What you have to do> Every line from the top of the records through the line containing "import matplotlib.pyplot as plt" should be retyped exactly; the pictures should not.

[Charts and diagrams as code]
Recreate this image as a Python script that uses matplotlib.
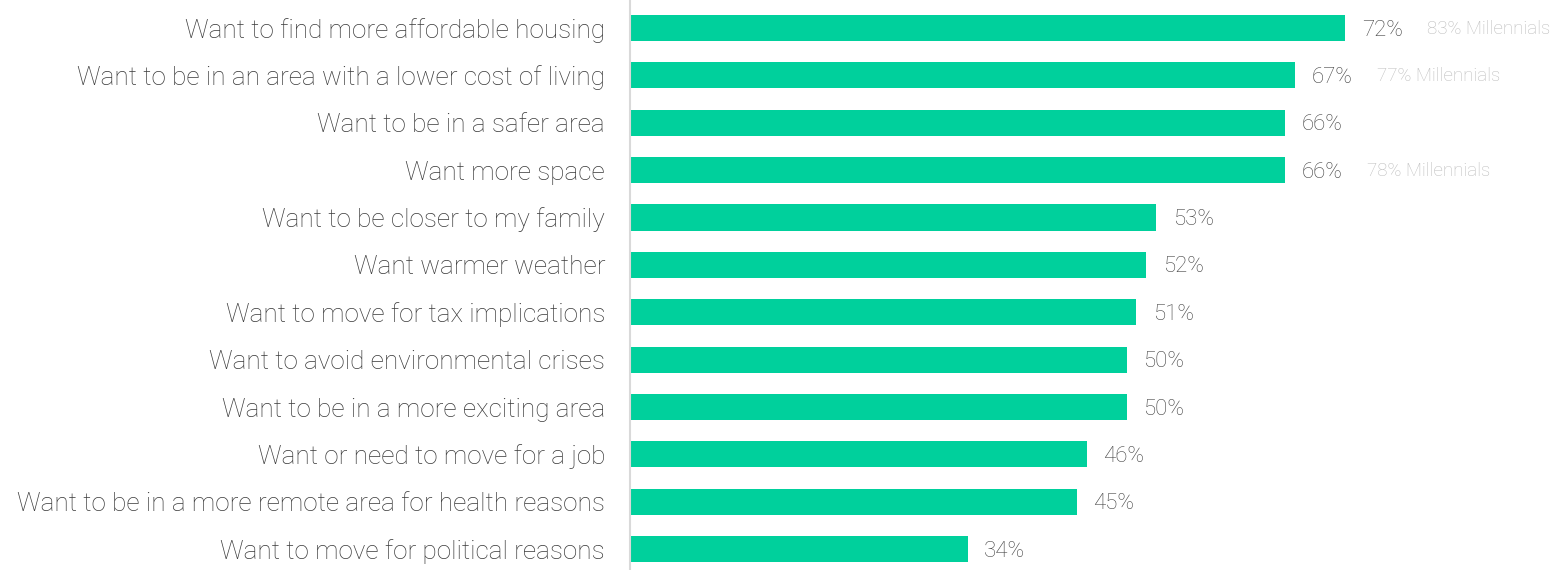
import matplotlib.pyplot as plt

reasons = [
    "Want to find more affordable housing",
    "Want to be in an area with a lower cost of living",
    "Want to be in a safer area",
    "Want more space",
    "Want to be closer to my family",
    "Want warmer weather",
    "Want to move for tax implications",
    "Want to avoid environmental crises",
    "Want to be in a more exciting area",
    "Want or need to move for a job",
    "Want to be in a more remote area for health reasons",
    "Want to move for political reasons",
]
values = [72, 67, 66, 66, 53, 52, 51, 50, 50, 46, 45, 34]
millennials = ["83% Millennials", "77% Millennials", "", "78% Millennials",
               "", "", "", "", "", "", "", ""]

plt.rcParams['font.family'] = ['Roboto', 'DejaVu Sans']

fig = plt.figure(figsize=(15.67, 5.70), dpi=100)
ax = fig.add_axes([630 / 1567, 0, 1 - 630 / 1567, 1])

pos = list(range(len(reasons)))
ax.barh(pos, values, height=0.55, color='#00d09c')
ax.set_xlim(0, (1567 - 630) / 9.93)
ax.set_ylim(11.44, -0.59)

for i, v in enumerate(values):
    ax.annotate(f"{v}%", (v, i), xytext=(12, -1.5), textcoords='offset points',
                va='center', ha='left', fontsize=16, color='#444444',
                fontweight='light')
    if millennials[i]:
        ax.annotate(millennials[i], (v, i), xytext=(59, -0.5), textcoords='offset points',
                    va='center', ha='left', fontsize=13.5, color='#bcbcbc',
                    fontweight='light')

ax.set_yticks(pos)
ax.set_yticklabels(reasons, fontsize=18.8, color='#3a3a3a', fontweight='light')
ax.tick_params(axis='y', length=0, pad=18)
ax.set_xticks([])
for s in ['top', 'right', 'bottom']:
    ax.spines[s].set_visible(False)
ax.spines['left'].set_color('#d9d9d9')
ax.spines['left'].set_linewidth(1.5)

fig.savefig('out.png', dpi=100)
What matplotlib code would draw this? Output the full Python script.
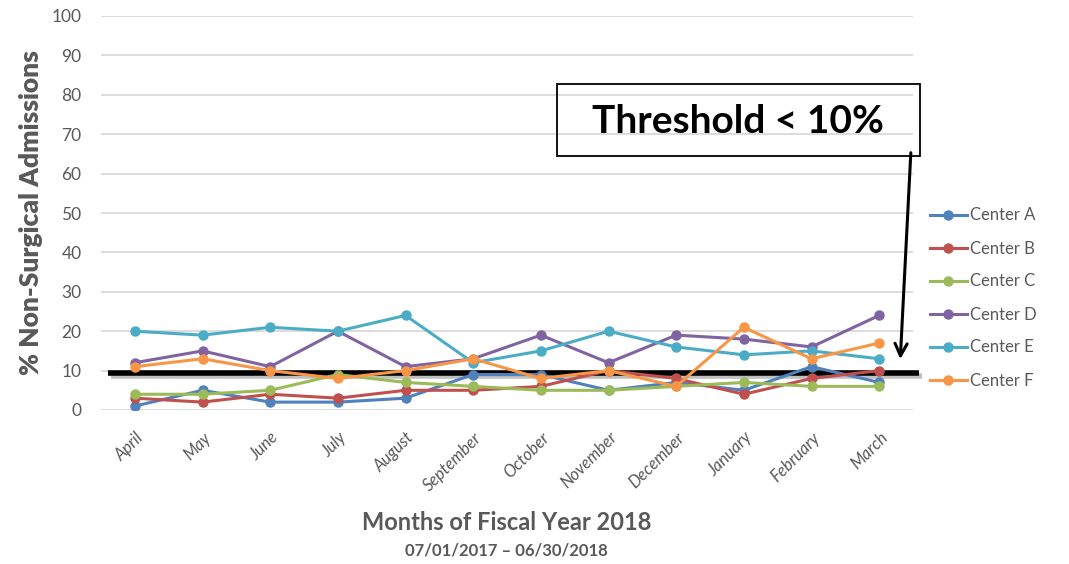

Result>
Recreate this image as a Python script that uses matplotlib.
import matplotlib.pyplot as plt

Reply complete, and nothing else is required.